I have an Nvidia Shield TV and have been able to emulate games fine on individual emulators etc but I find having to open lots of apps quite confusing and tricky. I have tried to use Retroarch but find that it isn't very user friendly at all and I quickly get frustrated with configuring it.
I have seen things like Retropie on the Raspberry Pi 3 that look simple and have all of the emulators etc in one program with artwork etc. There are bundles on eBay with the Pi 3 already configured with Retropie and I have thought of selling my Shield and using the cash to get one of these. Perhaps I am mad to do this when the Shield is already more than capable? Is there a similar way of doing this with the Shield and if so what is the best option?

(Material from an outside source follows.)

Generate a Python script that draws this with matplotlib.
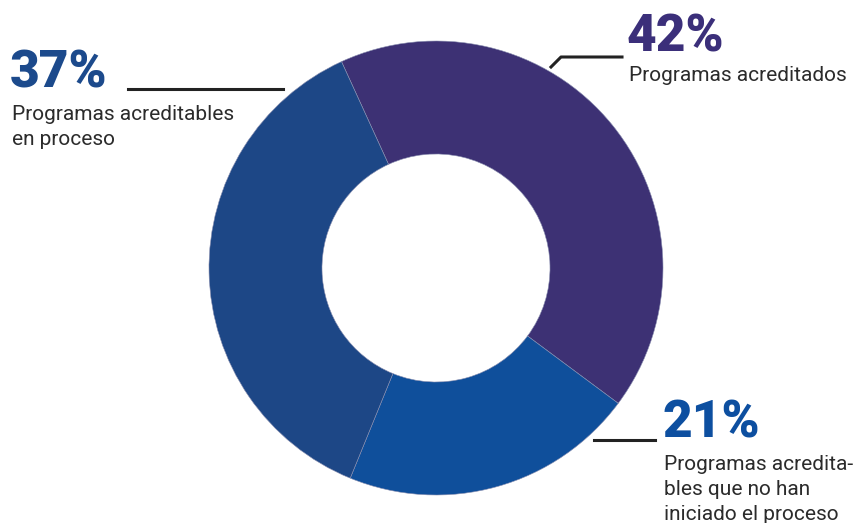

I very much want it to be user friendly and easy to set up etc so any guides or advice would be much appreciated!
Also, I have noticed that there is some input lag when using the bundled Shield controller, is this normal? Is it due to it being wireless? I tried to put my TV into game mode and the issue persisted, I noticed it also happed with my NES Classic so maybe its an issue with the TV.
Thanks in advance!
I really hate to be the one to tell you, but android is just a poor platform to emulate old consoles on. You get multiple frames of input lag just because of android. That means the Nvidia Shield TV (I have one, I thought it would be an amazing box for emulation, but I didn't know either) is just an average choice.
For people who know what input lag is, it's not the correct platform.
There has been some fairly comprehensive investigation, and as of right now Windows 10 with GPU Hard Sync or Linux KMS/DRM is the best method to get away from input lag. Windows 10 is at about a 16ms advantage over dispmanx linux, but, well, windows licence and needing x86.
There are some good choices with Raspberry Pi being able to run Linux, or some nice little SoC Atom chip devices that will get you Linux or Win10. Neither will be as much of a workhorse as the Nvidia Shield unfortunately. For that you'd likely need to get some kind of low end pentium pc build going.
The other thing I have debated trying myself but I don't even know if it can be done is installing linux on the shield tv.
If your emulation needs stop at PS1, you are in luck because the $60 Raspberry Pi build will cover everything PS1 and before. Sub in an Intel Atom SoC (Intel Compute Stick 1gb 1.0 for example) and you'll be in for even less with more options (currently $48 on Amazon).
The last thing to keep in mind is for a modern 1080p display you are going to want to output native resolution. That means 720p isn't ideal but usually the default due to easy integer scaling and lower processing requirements. The reason being, modern displays have lag (inescapable truth), and scaling from 720p adds to that inherent lag.
There really isn't a $200 box that can do PS2/N64 justice that I am aware of. (Please someone prove me wrong!).
Finally, those using original hardware and a Framemeister have a little bit less lag but you still add maybe 16ms vs. 70-80ms via emulation. That's about 1 frame vs. 5 frames to compare. No lag means CRT + those old hookups.
The one question I have always wondered is how the Wii libretro cores do vs. Linux and Win10. Theoretically Wii + RetroArch + OSSC (and likely a DVDO to get 1080p) could be a thing instead of stockpiling old hardware(?).